Based on and subject to the foregoing assumptions and qualifications, we are of the opinion that (i) the Shares, when sold and issued in accordance with the Registration Statement, the Prospectus and the Securities Purchase Agreement, will be validly authorized and issued, fully paid and non-assessable, (ii) the Warrants when sold and issued in accordance with the Registration Statement, the Prospectus and the Securities Purchase Agreement, will be validly authorized, created and issued, and (iii) upon exercise of the Warrants in accordance with the terms thereof, which exercise will include the payment or delivery of the required exercise price thereunder, the Warrant Shares, if any, will be validly authorized and issued, fully paid and non-assessable.

 

We hereby consent to the filing of this opinion as an exhibit to a report on Form 6-K and to the use of our name in the Registration Statement and the Prospectus.

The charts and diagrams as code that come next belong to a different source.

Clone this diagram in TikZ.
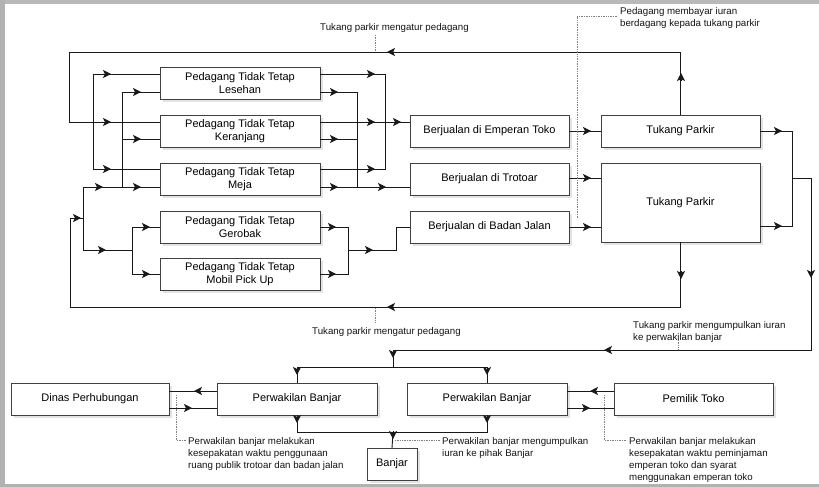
\documentclass[tikz,border=0pt]{standalone}
\usepackage{fontspec}
\setmainfont{Liberation Sans}
\usetikzlibrary{arrows.meta,shadows}
\newcommand{\tipR}[1]{\draw[tipst] (#1) ++(-8,0) -- (#1);}
\newcommand{\tipL}[1]{\draw[tipst] (#1) ++(8,0) -- (#1);}
\newcommand{\tipU}[1]{\draw[tipst] (#1) ++(0,8) -- (#1);}
\newcommand{\tipD}[1]{\draw[tipst] (#1) ++(0,-8) -- (#1);}
\begin{document}
\begin{tikzpicture}[x=1pt,y=-1pt,
  box/.style={draw=black!75, line width=0.9pt, fill=white, minimum height=32pt,
    inner sep=0pt, outer sep=0pt, align=center,
    font=\fontsize{11}{13.5}\selectfont, text=black,
    drop shadow={opacity=0.22, shadow xshift=2.5pt, shadow yshift=-2.5pt}},
  conn/.style={line width=0.9pt, draw=black!90},
  tipst/.style={conn, fill=black, -{Stealth[length=8pt,width=8pt,inset=2pt]}},
  note/.style={font=\fontsize{9.7}{12}\selectfont, inner sep=0pt, align=left, text=black!92},
  dots/.style={densely dotted, draw=gray, line width=0.7pt}]
\useasboundingbox (0,0) rectangle (819,487);
\fill[white] (0,0) rectangle (819,487);
% window frame
\fill[gray!55] (0,0) rectangle (819,4);
\fill[gray!60] (0,0) rectangle (5,487);
\fill[gray!60] (0,484) rectangle (819,487);

% ---------- nodes ----------
\node[box, minimum width=160pt] (les) at (240,83) {Pedagang Tidak Tetap\\Lesehan};
\node[box, minimum width=160pt] (ker) at (240,131) {Pedagang Tidak Tetap\\Keranjang};
\node[box, minimum width=160pt] (mej) at (240,179) {Pedagang Tidak Tetap\\Meja};
\node[box, minimum width=160pt] (ger) at (240,227) {Pedagang Tidak Tetap\\Gerobak};
\node[box, minimum width=160pt] (mob) at (240,274) {Pedagang Tidak Tetap\\Mobil Pick Up};
\node[box, minimum width=159pt] (emp) at (489.5,131) {Berjualan di Emperan Toko};
\node[box, minimum width=159pt] (tro) at (489.5,179) {Berjualan di Trotoar};
\node[box, minimum width=159pt] (bad) at (489.5,227) {Berjualan di Badan Jalan};
\node[box, minimum width=159pt] (tp1) at (680.5,131) {Tukang Parkir};
\node[box, minimum width=159pt, minimum height=79pt] (tp2) at (680.5,202.5) {Tukang Parkir};
\node[box, minimum width=158pt] (dis) at (90,399) {Dinas Perhubungan};
\node[box, minimum width=160pt] (pb1) at (297,399) {Perwakilan Banjar};
\node[box, minimum width=160pt] (pb2) at (487,399) {Perwakilan Banjar};
\node[box, minimum width=159pt] (pem) at (693.5,399) {Pemilik Toko};
\node[box, minimum width=50pt] (ban) at (392,464) {Banjar};

% ---------- junction coordinates ----------
\coordinate (jA) at (93,122);
\coordinate (jB) at (122,187);
\coordinate (jC) at (83,218);
\coordinate (jD) at (385,122);
\coordinate (jE) at (357,187);
\coordinate (jF) at (348,250);
\coordinate (jG) at (792,178);
\coordinate (jH) at (393,367);
\coordinate (jI) at (393,432);

% ---------- feedback loops ----------
\draw[conn] (tp1.north) -- (tp1.north |- 0,52) -| (69,122) -- (ker.west |- 0,122);
\tipU{681,73} \tipL{387,52} \tipR{111,122}
\draw[conn] (tp2.south) -- (tp2.south |- 0,307) -| (70,218) -- (jC);
\tipD{681,279} \tipL{387,307} \tipR{81,218}

% ---------- left side of trader boxes ----------
\draw[conn] (jA) |- (les.west |- 0,74);
\draw[conn] (jA) |- (mej.west |- 0,169);
\tipR{111,74} \tipR{111,169}
\draw[conn] (jB) |- (les.west |- 0,92);
\draw[conn] (122,139) -- (ker.west |- 0,139);
\tipR{141,92} \tipR{141,139} \tipR{141,187}
\draw[conn] (jC) -- (83,187) -- (mej.west |- 0,187);
\tipR{103,187}
\draw[conn] (jC) |- (132,250);
\tipR{106,250}
\draw[conn] (132,250) |- (ger.west);
\draw[conn] (132,250) |- (mob.west);
\tipR{150,227} \tipR{150,274}

% ---------- right side of trader boxes ----------
\draw[conn] (les.east |- 0,74) -| (jD);
\draw[conn] (mej.east |- 0,169) -| (jD);
\draw[conn] (ker.east |- 0,122) -- (emp.west |- 0,122);
\tipR{375,74} \tipR{375,122} \tipR{375,169} \tipR{401,122}
\draw[conn] (les.east |- 0,92) -| (jE);
\draw[conn] (ker.east |- 0,139) -- (357,139);
\draw[conn] (mej.east |- 0,187) -- (tro.west |- 0,187);
\tipR{338,92} \tipR{338,139} \tipR{338,187} \tipR{386,187}
\draw[conn] (ger.east) -| (jF);
\draw[conn] (mob.east) -| (jF);
\draw[conn] (jF) -- (396,250) |- (bad.west);
\tipR{336,227} \tipR{336,274} \tipR{373,250}

% ---------- to tukang parkir ----------
\draw[conn] (emp.east) -- (tp1.west);
\draw[conn] (tro.east |- 0,178) -- (tp2.west |- 0,178);
\draw[conn] (bad.east) -- (tp2.west |- 0,227);
\tipR{591,131} \tipR{591,178} \tipR{591,227}

% ---------- tukang parkir to perwakilan banjar ----------
\draw[conn] (tp1.east) -| (jG);
\draw[conn] (tp2.east |- 0,226) -| (jG);
\tipR{782,131} \tipR{782,226}
\draw[conn] (jG) -- (811,178) |- (393,350) -- (jH);
\tipD{811,278} \tipL{604,350} \tipD{393,358}
\draw[conn] (jH) -| (pb1.north);
\draw[conn] (jH) -| (pb2.north);
\tipD{297,375} \tipD{487,375}

% ---------- to banjar ----------
\draw[conn] (pb1.south) |- (jI);
\draw[conn] (pb2.south) |- (jI);
\draw[conn] (jI) -- (ban.north);
\tipD{297,423} \tipD{487,423} \tipD{393,439}

% ---------- dinas / pemilik ----------
\draw[conn] (pb1.west |- 0,391) -- (dis.east |- 0,391);
\draw[conn] (dis.east |- 0,408) -- (pb1.west |- 0,408);
\tipL{194,391} \tipR{192,408}
\draw[conn] (pem.west |- 0,391) -- (pb2.east |- 0,391);
\draw[conn] (pb2.east |- 0,408) -- (pem.west |- 0,408);
\tipL{590,391} \tipR{590,408}

% ---------- annotations ----------
\node[note, anchor=west] (n1) at (320,28) {Tukang parkir mengatur pedagang};
\draw[dots] (375,35) -- (375,51);
\node[note, anchor=north west] (n2) at (620,7.5) {Pedagang membayar iuran\\berdagang kepada tukang parkir};
\draw[dots] (617,16) -- (577,16) -- (577,218);
\node[note, anchor=west] (n3) at (312,332) {Tukang parkir mengatur pedagang};
\draw[dots] (375,308) -- (375,323);
\node[note, anchor=north west] (n4) at (633,321.5) {Tukang parkir mengumpulkan iuran\\ke perwakilan banjar};
\draw[dots] (678,340) -- (678,349);
\node[note, anchor=north west] (n5) at (188,437.5) {Perwakilan banjar melakukan\\kesepakatan waktu penggunaan\\ruang publik trotoar dan badan jalan};
\draw[dots] (176,395) -- (176,440) -- (186,440);
\node[note, anchor=north west] (n6) at (442,437.5) {Perwakilan banjar mengumpulkan\\iuran ke pihak Banjar};
\draw[dots] (395,440) -- (440,440);
\node[note, anchor=north west] (n7) at (629,437.5) {Perwakilan banjar melakukan\\kesepakatan waktu peminjaman\\emperan toko dan syarat\\menggunakan emperan toko};
\draw[dots] (604,395) -- (604,440) -- (627,440);
\end{tikzpicture}
\end{document}
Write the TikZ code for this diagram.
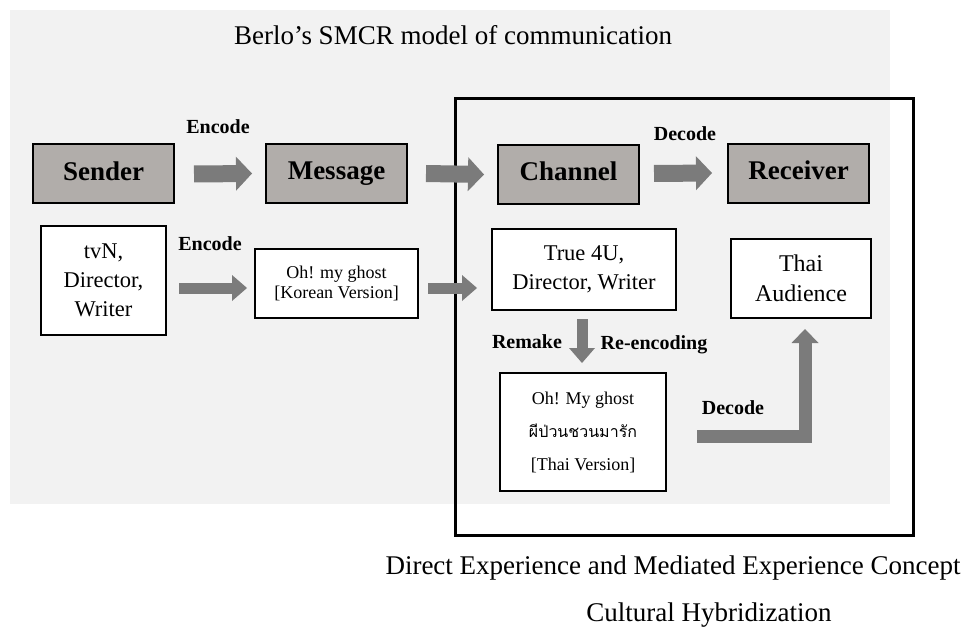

In giving this consent, we do not thereby admit that we are in the category of persons whose consent is required under the Act or the rules and regulations promulgated thereunder. We hereby further consent to Katten Muchin Rosenman LLP, as United States counsel to the Corporation, relying on this opinion in connection with the delivery of their opinion with respect to the Warrants that are offered pursuant to the Securities Purchase Agreement and under the Registration Statement, including the Prospectus. The opinions expressed herein are given as at the date hereof and are based upon, and subject to, legislation and regulations in effect as of the date hereof. We specifically disclaim any obligation, and make no undertaking to supplement our opinions herein, as changes in the law occur and facts come to our attention that could affect such opinions, or otherwise advise any person of any change in law or fact which may come to our attention after the date hereof.